- **Problem description**: Your task is to retype the lines from the opening of the material through the line that includes "1.05, 1.25, 1.5];". Do not copy the pictures.

# Start of Data lines

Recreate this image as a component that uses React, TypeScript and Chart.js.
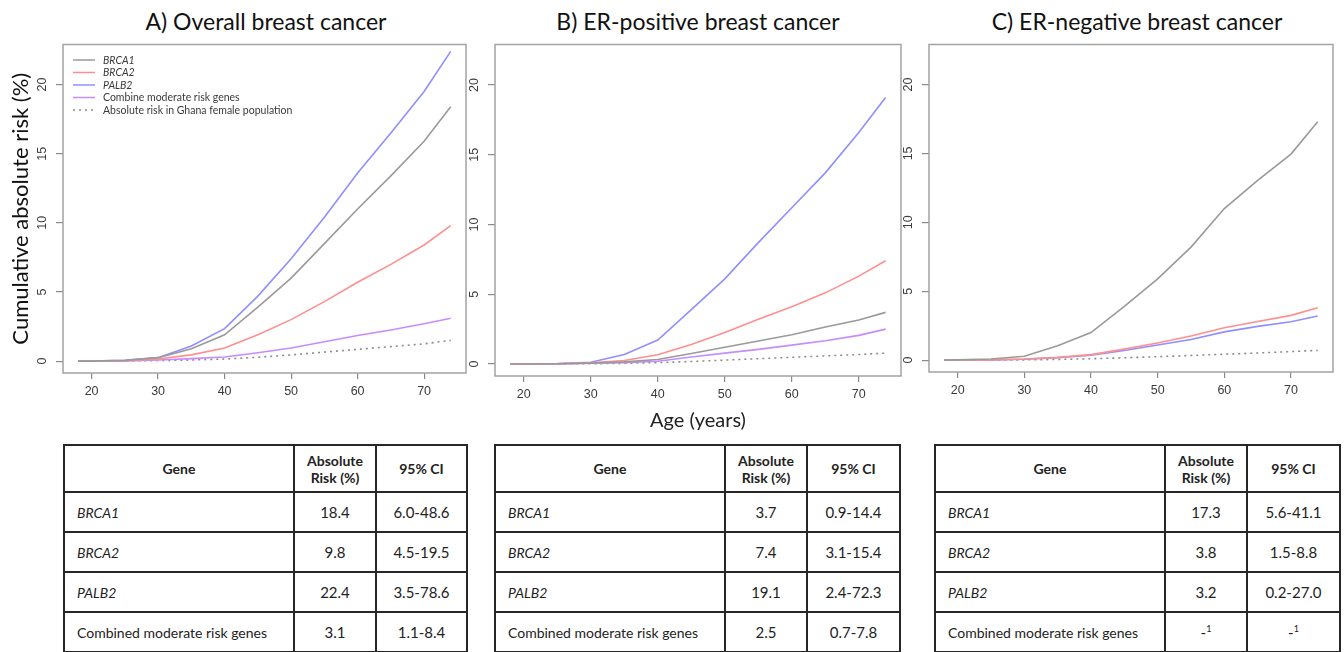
import React, { useEffect, useRef } from "react";
import { Chart, registerables } from "chart.js";

Chart.register(...registerables);

// ---------------- data ----------------
const AGES = [18, 20, 25, 30, 35, 40, 45, 50, 55, 60, 65, 70, 74];
const X_TICKS = [20, 30, 40, 50, 60, 70];
const Y_TICKS = [0, 5, 10, 15, 20];

const LABEL_BRCA1 = "BRCA1";
const LABEL_BRCA2 = "BRCA2";
const LABEL_PALB2 = "PALB2";
const LABEL_COMBINED = "Combine moderate risk genes";
const LABEL_GHANA = "Absolute risk in Ghana female population";

// A) Overall breast cancer
const A_BRCA1 = [0, 0, 0.05, 0.25, 0.9, 1.9, 3.9, 6.0, 8.5, 11.0, 13.4, 15.9, 18.4];
const A_BRCA2 = [0, 0, 0.03, 0.15, 0.45, 0.95, 1.9, 3.0, 4.3, 5.7, 7.0, 8.4, 9.8];
const A_PALB2 = [0, 0, 0.05, 0.25, 1.1, 2.35, 4.7, 7.4, 10.4, 13.6, 16.5, 19.5, 22.4];
const A_COMBINED = [0, 0, 0.02, 0.08, 0.18, 0.3, 0.6, 0.95, 1.4, 1.85, 2.25, 2.7, 3.1];
const A_GHANA = [0, 0, 0.01, 0.04, 0.08, 0.15, 0.28, 0.45, 0.65, 0.85, 1.05, 1.25, 1.5];

// B) ER-positive breast cancer
const B_BRCA1 = [0, 0, 0.02, 0.06, 0.15, 0.32, 0.75, 1.2, 1.65, 2.1, 2.65, 3.15, 3.7];
const B_BRCA2 = [0, 0, 0.02, 0.08, 0.25, 0.66, 1.4, 2.25, 3.2, 4.1, 5.1, 6.3, 7.4];
const B_PALB2 = [0, 0, 0.03, 0.12, 0.68, 1.72, 3.9, 6.1, 8.7, 11.2, 13.7, 16.6, 19.1];
const B_COMBINED = [0, 0, 0.01, 0.05, 0.1, 0.2, 0.5, 0.78, 1.05, 1.35, 1.67, 2.05, 2.5];
const B_GHANA = [0, 0, 0.01, 0.02, 0.05, 0.1, 0.18, 0.28, 0.38, 0.48, 0.58, 0.68, 0.78];

// C) ER-negative breast cancer
const C_BRCA1 = [0, 0.02, 0.08, 0.28, 1.05, 2.0, 3.9, 5.9, 8.2, 11.0, 13.05, 14.95, 17.3];
const C_BRCA2 = [0, 0, 0.02, 0.08, 0.2, 0.4, 0.8, 1.25, 1.75, 2.35, 2.8, 3.25, 3.8];
const C_PALB2 = [0, 0, 0.02, 0.07, 0.18, 0.35, 0.7, 1.1, 1.5, 2.05, 2.45, 2.78, 3.2];
const C_GHANA = [0, 0, 0.01, 0.02, 0.05, 0.1, 0.17, 0.25, 0.34, 0.43, 0.52, 0.62, 0.71];

// tables
const TABLE_GENES = ["BRCA1", "BRCA2", "PALB2", "Combined moderate risk genes"];
const A_RISK = ["18.4", "9.8", "22.4", "3.1"];
const A_CI = ["6.0-48.6", "4.5-19.5", "3.5-78.6", "1.1-8.4"];
const B_RISK = ["3.7", "7.4", "19.1", "2.5"];
const B_CI = ["0.9-14.4", "3.1-15.4", "2.4-72.3", "0.7-7.8"];
const C_RISK = ["17.3", "3.8", "3.2", ""];
const C_CI = ["5.6-41.1", "1.5-8.8", "0.2-27.0", ""];

// ---------------- style ----------------
const FONT = "Lato, 'Open Sans', sans-serif";
const TICK_FONT = "'Liberation Sans', Arial, sans-serif";
const GRAY = "#9a9a9a";
const RED = "#ff8f8f";
const BLUE = "#8f8fff";
const PURPLE = "#c68cff";
const DOT = "#8c8c8c";
const X_MIN = 15.7;
const X_MAX = 76.3;
const Y_MIN = -0.86;
const Y_MAX = 22.9;

type Series = { label: string; values: number[]; color: string; dash?: number[]; italic?: boolean };

const boxPlugin = {
  id: "rbox",
  afterDatasetsDraw(chart: any) {
    const { ctx, chartArea } = chart;
    ctx.save();
    ctx.strokeStyle = "#a3a3a3";
    ctx.lineWidth = 1.5;
    ctx.strokeRect(chartArea.left, chartArea.top, chartArea.right - chartArea.left, chartArea.bottom - chartArea.top);
    ctx.restore();
  },
};

const legendPlugin = {
  id: "insideLegend",
  afterDraw(chart: any, _args: any, opts: any) {
    if (!opts || !opts.display) return;
    const { ctx, chartArea } = chart;
    ctx.save();
    chart.data.datasets.forEach((ds: any, i: number) => {
      const y = chartArea.top + 15.5 + i * 12.5;
      ctx.beginPath();
      ctx.strokeStyle = ds.borderColor;
      ctx.lineWidth = 1.5;
      ctx.setLineDash(ds.borderDash || []);
      ctx.moveTo(chartArea.left + 10, y);
      ctx.lineTo(chartArea.left + 32, y);
      ctx.stroke();
      ctx.setLineDash([]);
      ctx.fillStyle = "#3a3a3a";
      ctx.font = `${ds.italicLabel ? "italic " : ""}10.5px ${FONT}`;
      ctx.textBaseline = "middle";
      ctx.textAlign = "left";
      ctx.fillText(ds.label, chartArea.left + 40, y + 0.5);
    });
    ctx.restore();
  },
};

type PanelProps = {
  left: number;
  top: number;
  width: number;
  height: number;
  yWidth: number;
  xHeight: number;
  padTop: number;
  padRight: number;
  series: Series[];
  yTitle?: string;
  xTitle?: string;
  legend?: boolean;
};

function RiskChart(p: PanelProps) {
  const ref = useRef<HTMLCanvasElement>(null);
  useEffect(() => {
    const chart = new Chart(ref.current as HTMLCanvasElement, {
      type: "line",
      data: {
        datasets: p.series.map((s) => ({
          label: s.label,
          data: AGES.map((a, i) => ({ x: a, y: s.values[i] })),
          borderColor: s.color,
          borderWidth: 1.6,
          borderDash: s.dash || [],
          pointRadius: 0,
          tension: 0,
          fill: false,
          italicLabel: !!s.italic,
        })) as any,
      },
      options: {
        animation: false,
        responsive: false,
        maintainAspectRatio: false,
        layout: { padding: { top: p.padTop, right: p.padRight, left: 0, bottom: 0 } },
        plugins: {
          legend: { display: false },
          tooltip: { enabled: false },
          insideLegend: { display: !!p.legend },
        } as any,
        scales: {
          x: {
            type: "linear",
            min: X_MIN,
            max: X_MAX,
            afterBuildTicks: (s: any) => {
              s.ticks = X_TICKS.map((v) => ({ value: v }));
            },
            afterFit: (s: any) => {
              s.height = p.xHeight;
            },
            border: { display: false },
            grid: { display: true, drawOnChartArea: false, drawTicks: true, tickLength: 6, color: "#8a8a8a", lineWidth: 1.2 },
            ticks: {
              autoSkip: false,
              maxRotation: 0,
              minRotation: 0,
              padding: 5,
              color: "#3a3a3a",
              font: { family: TICK_FONT, size: 12.5 },
            },
            title: {
              display: !!p.xTitle,
              text: p.xTitle || "",
              color: "#222",
              font: { family: FONT, size: 20 },
              padding: { top: 0, bottom: 7 },
            },
          },
          y: {
            type: "linear",
            min: Y_MIN,
            max: Y_MAX,
            afterBuildTicks: (s: any) => {
              s.ticks = Y_TICKS.map((v) => ({ value: v }));
            },
            afterFit: (s: any) => {
              s.width = p.yWidth;
            },
            border: { display: false },
            grid: { display: true, drawOnChartArea: false, drawTicks: true, tickLength: 7, color: "#8a8a8a", lineWidth: 1.2 },
            ticks: {
              autoSkip: false,
              minRotation: 90,
              maxRotation: 90,
              crossAlign: "center",
              padding: 7,
              color: "#3a3a3a",
              font: { family: TICK_FONT, size: 12.5 },
            },
            title: {
              display: !!p.yTitle,
              text: p.yTitle || "",
              color: "#111",
              font: { family: FONT, size: 22 },
              padding: { top: 8, bottom: 0 },
            },
          },
        } as any,
      },
      plugins: [boxPlugin, legendPlugin],
    });
    return () => chart.destroy();
  }, []);
  return (
    <canvas
      ref={ref}
      width={p.width}
      height={p.height}
      style={{ position: "absolute", left: p.left, top: p.top, width: p.width, height: p.height }}
    />
  );
}

function RiskTable({ left, width, risk, ci }: { left: number; width: number; risk: string[]; ci: string[] }) {
  const b = "2px solid #262626";
  const cell: React.CSSProperties = { border: b, padding: 0, fontFamily: FONT, fontSize: 14, color: "#222" };
  return (
    <table
      style={{
        position: "absolute",
        left,
        top: 444,
        width,
        borderCollapse: "collapse",
        tableLayout: "fixed",
      }}
    >
      <colgroup>
        <col style={{ width: 230 }} />
        <col style={{ width: 82 }} />
        <col />
      </colgroup>
      <thead>
        <tr style={{ height: 47 }}>
          <th style={{ ...cell, fontWeight: 700, fontSize: 14 }}>Gene</th>
          <th style={{ ...cell, fontWeight: 700, fontSize: 14, lineHeight: "17px" }}>
            Absolute
            <br />
            Risk (%)
          </th>
          <th style={{ ...cell, fontWeight: 700, fontSize: 14 }}>95% CI</th>
        </tr>
      </thead>
      <tbody>
        {TABLE_GENES.map((g, i) => (
          <tr key={g} style={{ height: 40 }}>
            <td style={{ ...cell, paddingLeft: 12, fontStyle: i < 3 ? "italic" : "normal", fontSize: 14 }}>{g}</td>
            <td style={{ ...cell, textAlign: "center", fontSize: 15 }}>
              {risk[i] !== "" ? risk[i] : (<span>-<sup style={{ fontSize: 9 }}>1</sup></span>)}
            </td>
            <td style={{ ...cell, textAlign: "center", fontSize: 15 }}>
              {ci[i] !== "" ? ci[i] : (<span>-<sup style={{ fontSize: 9 }}>1</sup></span>)}
            </td>
          </tr>
        ))}
      </tbody>
    </table>
  );
}

const TITLE_STYLE: React.CSSProperties = {
  position: "absolute",
  top: 7,
  transform: "translateX(-50%)",
  whiteSpace: "nowrap",
  fontFamily: FONT,
  fontSize: 23,
  lineHeight: "28px",
  color: "#111",
};

export default function App() {
  const seriesA: Series[] = [
    { label: LABEL_BRCA1, values: A_BRCA1, color: GRAY, italic: true },
    { label: LABEL_BRCA2, values: A_BRCA2, color: RED, italic: true },
    { label: LABEL_PALB2, values: A_PALB2, color: BLUE, italic: true },
    { label: LABEL_COMBINED, values: A_COMBINED, color: PURPLE },
    { label: LABEL_GHANA, values: A_GHANA, color: DOT, dash: [2, 4] },
  ];
  const seriesB: Series[] = [
    { label: LABEL_BRCA1, values: B_BRCA1, color: GRAY, italic: true },
    { label: LABEL_BRCA2, values: B_BRCA2, color: RED, italic: true },
    { label: LABEL_PALB2, values: B_PALB2, color: BLUE, italic: true },
    { label: LABEL_COMBINED, values: B_COMBINED, color: PURPLE },
    { label: LABEL_GHANA, values: B_GHANA, color: DOT, dash: [2, 4] },
  ];
  const seriesC: Series[] = [
    { label: LABEL_BRCA1, values: C_BRCA1, color: GRAY, italic: true },
    { label: LABEL_BRCA2, values: C_BRCA2, color: RED, italic: true },
    { label: LABEL_PALB2, values: C_PALB2, color: BLUE, italic: true },
    { label: LABEL_GHANA, values: C_GHANA, color: DOT, dash: [2, 4] },
  ];
  return (
    <div
      style={{
        position: "absolute",
        left: 0,
        top: 0,
        width: 1344,
        height: 652,
        overflow: "hidden",
        background: "#fff",
      }}
    >
      <div style={{ ...TITLE_STYLE, left: 266 }}>A) Overall breast cancer</div>
      <div style={{ ...TITLE_STYLE, left: 698 }}>B) ER-positive breast cancer</div>
      <div style={{ ...TITLE_STYLE, left: 1137 }}>C) ER-negative breast cancer</div>

      <RiskChart left={0} top={30} width={470} height={410} yWidth={63} xHeight={67} padTop={8} padRight={4}
        series={seriesA} yTitle="Cumulative absolute risk (%)" legend />
      <RiskChart left={460} top={30} width={446} height={410} yWidth={35} xHeight={64} padTop={9} padRight={5}
        series={seriesB} xTitle="Age (years)" />
      <RiskChart left={900} top={30} width={444} height={410} yWidth={29} xHeight={68} padTop={8} padRight={11}
        series={seriesC} />

      <RiskTable left={63} width={405} risk={A_RISK} ci={A_CI} />
      <RiskTable left={494} width={407} risk={B_RISK} ci={B_CI} />
      <RiskTable left={934} width={407} risk={C_RISK} ci={C_CI} />
    </div>
  );
}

# End of Data lines

- **Answer for this exercise**:
Recreate this image as a component that uses React, TypeScript and Chart.js.
import React, { useEffect, useRef } from "react";
import { Chart, registerables } from "chart.js";

Chart.register(...registerables);

// ---------------- data ----------------
const AGES = [18, 20, 25, 30, 35, 40, 45, 50, 55, 60, 65, 70, 74];
const X_TICKS = [20, 30, 40, 50, 60, 70];
const Y_TICKS = [0, 5, 10, 15, 20];

const LABEL_BRCA1 = "BRCA1";
const LABEL_BRCA2 = "BRCA2";
const LABEL_PALB2 = "PALB2";
const LABEL_COMBINED = "Combine moderate risk genes";
const LABEL_GHANA = "Absolute risk in Ghana female population";

// A) Overall breast cancer
const A_BRCA1 = [0, 0, 0.05, 0.25, 0.9, 1.9, 3.9, 6.0, 8.5, 11.0, 13.4, 15.9, 18.4];
const A_BRCA2 = [0, 0, 0.03, 0.15, 0.45, 0.95, 1.9, 3.0, 4.3, 5.7, 7.0, 8.4, 9.8];
const A_PALB2 = [0, 0, 0.05, 0.25, 1.1, 2.35, 4.7, 7.4, 10.4, 13.6, 16.5, 19.5, 22.4];
const A_COMBINED = [0, 0, 0.02, 0.08, 0.18, 0.3, 0.6, 0.95, 1.4, 1.85, 2.25, 2.7, 3.1];
const A_GHANA = [0, 0, 0.01, 0.04, 0.08, 0.15, 0.28, 0.45, 0.65, 0.85, 1.05, 1.25, 1.5];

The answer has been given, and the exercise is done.